Why were the State and Kingdom of Serbs, Croats, and Slovenes named for those specific ethnic groups?

by amennen

According to the table here, the Kingdom of Serbs, Croats, and Slovenes had almost as many Muslims/Bosniaks as Slovenes, and no where near as many Slovenes as Serbs or Croats, but Slovenes got included in the name, and Muslims/Bosniaks (and Macedonians/Bulgarians, which also had a significant population) did not. Why? Was this a fairly arbitrary terminology issue, or did it signal that ethnic groups not represented in the name of the country were considered outsiders, or had less political power, or something like that?

Same question for the State of Slovenes, Croats, and Serbs. I haven't found ethnic data for it, but I'd imagine the primary differences from the Kingdom would be way fewer Serbs (maybe comparable to population of Slovenes or Muslims/Bosniaks?), and almost no Macedonians/Bulgarians.

TheSB78

There is a multitude of reasons for this that have to do with politics, national identity and religion.

National identity: by the time the SHS formed Slovenes, Croats and Serbs had a strong national identity and movement going with it. In the case of Bosnians that wasn't the case at the time as Bosnians were considered people of the region of Bosnia. The term Muslims was used for the people who would now be considered Bosniak. Note that Croat and Serb nationalists often considered them to be just muslim Croats/Serbs.

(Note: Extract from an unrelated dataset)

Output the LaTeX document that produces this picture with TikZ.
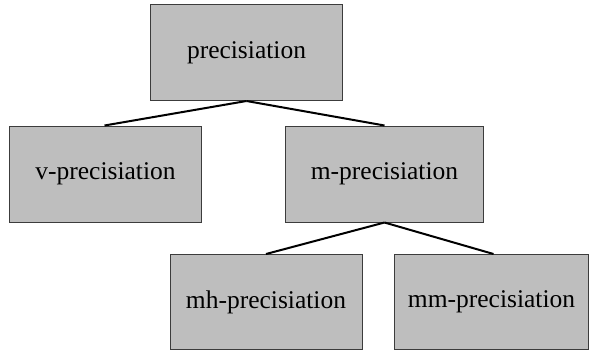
\documentclass[tikz,border=0pt]{standalone}
\usepackage{fontspec}
\setmainfont{Liberation Serif}
\definecolor{boxfill}{RGB}{190,190,190}
\definecolor{boxline}{RGB}{60,60,60}
\begin{document}
\begin{tikzpicture}[x=1pt,y=-1pt,
  termbox/.style={draw=boxline, line width=1pt, fill=boxfill, inner sep=0pt,
    font=\fontsize{25.5}{28}\selectfont, anchor=north west},
  branch/.style={line width=2pt, black}]
  \useasboundingbox (0,0) rectangle (593,353);
  \node[termbox, minimum width=192pt, minimum height=96pt] (root) at (150,4) {precisiation};
  \node[termbox, minimum width=192pt, minimum height=96pt] (v) at (9,125.5) {v-precisiation};
  \node[termbox, minimum width=198pt, minimum height=96pt] (m) at (285,125.5) {m-precisiation};
  \node[termbox, minimum width=192pt, minimum height=95pt] (mh) at (169.5,254) {mh-precisiation};
  \node[termbox, minimum width=194pt, minimum height=95pt] (mm) at (394,254) {mm-precisiation};
  \draw[branch] (root.south) -- ([xshift=-1pt]v.north);
  \draw[branch] (root.south) -- (m.north);
  \draw[branch] (m.south) -- ([xshift=0pt]mh.north);
  \draw[branch] (m.south) -- ([xshift=2pt]mm.north);
\end{tikzpicture}
\end{document}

It's a bit different with Macedonians as their national identity was already begining to form, but wasn't quite at the same level as the main three. More importantly however, is that Macedonia was conquered by the kingdom of Serbia and did not join the union voluntarily; Serbia "joined" SHS as a Serbian state and kingdom, not as a territory inhabited by South Slavs.

Apart from the two there were also several other major ethnicities that were marginalized such as Germans, Hungarians, Albanians and Italians.

At the time SHS was formed, the idea was to form a South Slavic nation on the wings of Illyrian movement of the 19th century with the three groups at its core, but by the time the kingdom of Yugoslavia was proclaimed, the state was becoming more and more just Greater Serbia.